“He was a very polarizing figure, notoriously cheap when it came to certain things and very cold with his children,” says writer Renee Rosen of the subject of her latest novel, the retailer Marshall Field. “He was the merchant prince, and he couldn’t stay away from it. He was a hard man to get my arms around.”
Rosen’s book, “What the Lady Wants: A Novel of Marshall Field and the Gilded Age” (New American Library) concerns Field and his relationship with his second wife, Delia Caton Spencer. In the book, which, like her last novel, “Dollface,” is set in Chicago, Spencer and Field meet on the day of the Great Chicago Fire in 1871, and eventually become lovers, although each is married to someone else. Rosen says that their relationship, which lasted about 30 years, was an open secret in the society of the time. They lived near one another, and there were persistent rumors that they had had a luxurious underground passageway built between their two houses, although the writer says there is no historical basis for that story. Delia’s father had been a retailer, too, and he had left both her and her sister substantial amounts of money.
“Both [of them] were locked in these loveless marriages,” says Rosen. “When it was just clear that it was not going to work, it somehow justified their infidelity.” They finally married in September 1905, only five months before Field died.
His first wife, Nannie, is depicted as manipulative, cruel and a laudanum addict. (Laudanum was a tincture of opium, and perfectly legal in the years before the Safe Food and Drug Act.)
“You had an entire population of women who were basically drug addicts,” Rosen says. “She was very, very sickly, and we know that she was self-medicating.”
One of the changes Rosen made in the facts of the story was to make Delia’s husband, Arthur Caton, gay and in love with his best friend, Paxton Lowry, a fictional character. There is no evidence of this in the historical record; however, it is clear that Delia, Arthur and Marshall were very good friends and often traveled together.
Field’s motto as a retailer was “Give the lady what she wants.” He was an innovator. After the 1871 fire destroyed much of Chicago, he was the first to set up shop again, selling his remaining undamaged stock from a whitewashed barn. Field had differences of opinion with his original partner, Levi Leiter, who believed that the wholesale business was where the money was, and Field eventually bought him out. Department stores were among the few places women could go on their own or with their women friends without raising eyebrows. Field’s store was the first to have restrooms and a restaurant.

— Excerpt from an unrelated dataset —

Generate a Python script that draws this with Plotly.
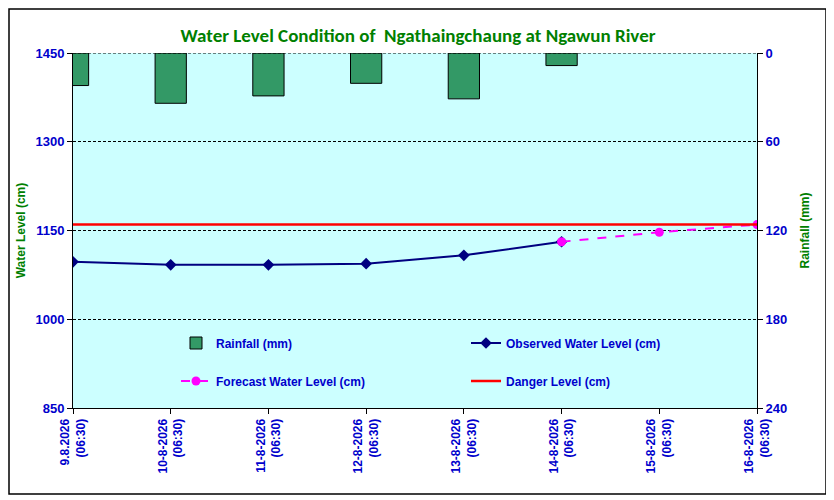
import plotly.graph_objects as go

categories = ["9.8.2026<br>(06:30)", "10-8-2026<br>(06:30)", "11-8-2026<br>(06:30)",
              "12-8-2026<br>(06:30)", "13-8-2026<br>(06:30)", "14-8-2026<br>(06:30)",
              "15-8-2026<br>(06:30)", "16-8-2026<br>(06:30)"]
rainfall_mm = [22, 34, 29, 20.5, 31, 8.5, None, None]
observed_cm = [1097, 1092, 1092, 1094, 1108, 1131]
forecast_idx = [5, 6, 7]
forecast_cm = [1131, 1147, 1160]
danger_cm = 1160
level_range = [850, 1450]

xpos = list(range(len(categories)))
BLUE = "#0000CC"
GREEN = "#008000"
TICKFONT = dict(family="Liberation Sans Narrow, Liberation Sans, Arial", size=13, color=BLUE, weight="bold")
LEGFONT = dict(family="Liberation Sans, Arial", size=12, color=BLUE, weight="bold")

fig = go.Figure()
fig.add_trace(go.Bar(x=xpos, y=rainfall_mm, yaxis="y2", width=0.32, name="Rainfall (mm)",
                     marker=dict(color="#339966", line=dict(color="black", width=1)),
                     legend="legend"))
fig.add_trace(go.Scatter(x=xpos[:len(observed_cm)], y=observed_cm, mode="lines+markers",
                         name="Observed Water Level (cm)",
                         line=dict(color="#000080", width=2),
                         marker=dict(symbol="diamond", size=9, color="#000080"),
                         legend="legend2"))
fig.add_trace(go.Scatter(x=forecast_idx, y=forecast_cm, mode="lines+markers",
                         name="Forecast Water Level (cm)",
                         line=dict(color="#FF00FF", width=2, dash="dash"),
                         marker=dict(symbol="circle", size=9, color="#FF00FF"),
                         legend="legend3"))
fig.add_trace(go.Scatter(x=[xpos[0], xpos[-1]], y=[danger_cm, danger_cm], mode="lines",
                         name="Danger Level (cm)",
                         line=dict(color="#FF0000", width=2.5),
                         legend="legend4"))

# page pixel targets; page is offset by 8px body margin
OFF = 8
FW, FH = 820, 488
L, R, T, B = 73 - OFF, 757 - OFF, 53 - OFF, 408 - OFF
W, H = R - L, B - T
def px(xp): return (xp - OFF - L) / W
def py(yp): return (B - (yp - OFF)) / H

leg = dict(bgcolor="rgba(0,0,0,0)", font=LEGFONT, xanchor="left", yanchor="middle")
fig.update_layout(
    width=FW, height=FH,
    margin=dict(l=L, r=FW - R, t=T, b=FH - B, autoexpand=False),
    paper_bgcolor="white", plot_bgcolor="#CCFFFF",
    title=dict(text="Water Level Condition of  Ngathaingchaung at Ngawun River",
               x=0.5, xanchor="center", y=1 - (35 - OFF) / FH, yanchor="middle", automargin=False,
               font=dict(family="Carlito, Liberation Sans Narrow, Arial", size=19, color=GREEN, weight="bold")),
    showlegend=True,
    legend=dict(x=px(176), y=py(343), **leg),
    legend2=dict(x=px(466), y=py(343), **leg),
    legend3=dict(x=px(176), y=py(381), **leg),
    legend4=dict(x=px(466), y=py(381), **leg),
    xaxis=dict(range=[0, 7], tickvals=xpos, ticktext=categories, tickangle=-90, automargin=False,
               tickfont=dict(family="Liberation Sans, Arial", size=12, color=BLUE, weight="bold"),
               showline=True, linecolor="black", linewidth=1, ticks="outside", ticklen=5,
               tickcolor="black", showgrid=False, zeroline=False, fixedrange=True),
    yaxis=dict(range=level_range, tick0=850, dtick=150, tickfont=TICKFONT, automargin=False,
               showline=True, linecolor="black", linewidth=1, ticks="outside", ticklen=5,
               tickcolor="black", showgrid=True, gridcolor="black", griddash="3px,2px", gridwidth=1,
               zeroline=False,
               title=dict(text="Water Level (cm)", standoff=7,
                          font=dict(family="Liberation Sans, Arial", size=12, color=GREEN, weight="bold"))),
    yaxis2=dict(range=[240, 0], tick0=0, dtick=60, overlaying="y", side="right", tickfont=TICKFONT,
                automargin=False,
                showline=True, linecolor="black", linewidth=1, ticks="outside", ticklen=5,
                tickcolor="black", showgrid=False, zeroline=False,
                title=dict(text="Rainfall (mm)", standoff=14,
                           font=dict(family="Liberation Sans, Arial", size=12, color=GREEN, weight="bold"))),
    shapes=[dict(type="rect", xref="paper", yref="paper",
                 x0=px(OFF + 1), x1=px(826), y0=py(494), y1=py(OFF + 1),
                 line=dict(color="black", width=1.5), fillcolor="rgba(0,0,0,0)", layer="below"),
            dict(type="line", xref="paper", yref="y", x0=0, x1=1,
                 y0=level_range[1], y1=level_range[1],
                 line=dict(color="black", width=1, dash="3px,2px"), layer="above")],
    hovermode=False,
)
fig.write_html("out.html")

The latter was created in response to the actions of one of his saleswomen, who had taken to bringing in meat pies so that her customers could continue shopping rather than going out to a restaurant to eat lunch and began recruiting her fellow saleswomen to provide more meat pies. “Field was actually pretty furious until he was convinced that they would stay and shop longer,” Rosen says, adding that the first tea room at the store evolved into the Walnut Room restaurant, which is still there although the old Field store is now a Macy’s, which bought the company in 2005.
Field also added a concierge service, where customers could book theater tickets and mail packages. Rosen acknowledges, however, that it’s not entirely clear that these developments were Field’s own ideas; some or all of them may have been initiated by his deputy, another great retailer, Harry Gordon Selfridge, who worked for Field for 25 years and who later founded his own store, Selfridges, in London.
In the novel, Field and Delia Caton become both lovers and close friends, and she frequently gives him advice about his store; after all, as a woman born into the upper class, with plenty of disposable income, she was part of the demographic he was most interested in as a retailer.
“[The city] was a trading post, and Chicagoans really longed to be seen as just as sophisticated as New Yorkers,” the writer says. “They really felt it was their responsibility to lift up the city’s image; they set the style.”
Arthur Caton eventually booked himself into the Waldorf-Astoria in New York and shot himself. In the novel, Rosen attributes this partly to the sudden death of Lowry. Field went through many business reverses and had his premises destroyed by fire twice, but he took all of these events in stride. When the crooked businessman Charles Yerkes was bringing his railroad cars into the city, Field paid to arrange that the cars would go by his store twice, creating the famous Chicago Loop. What he couldn’t shrug off, however, was the death of his oldest son, Marshall Field Jr., who was shot at Chicago’s most notorious — and luxurious — brothel, the Everleigh Club.
At the end of the novel, Delia and her friend Bertha Palmer climbed the Swiss Alps by car — which they also did in real life. Bertha was also president of the Board of Lady Managers of the 1893 Chicago World’s Columbian Exposition, aka the world’s fair, and in the book, Delia works for her during the preparation for big event. Palmer, who had married 44-year-old millionaire Potter Palmer when she was 21, played a prominent role in Chicago society. “She was a force to be reckoned with,” Rosen says. “She was really considered Chicago royalty. She would wear jewelry from head to toe and crinolines that weighed about 20 pounds. She was forever going to Paris and she had a very close relationship with Worth, and he designed for her. She was really very influential in bringing French Impressionism to the United States. She was friends with Renoir and Degas.” Palmer commissioned two women artists, Mary Fairchild MacMonnies and Mary Cassatt, to paint murals for the exposition.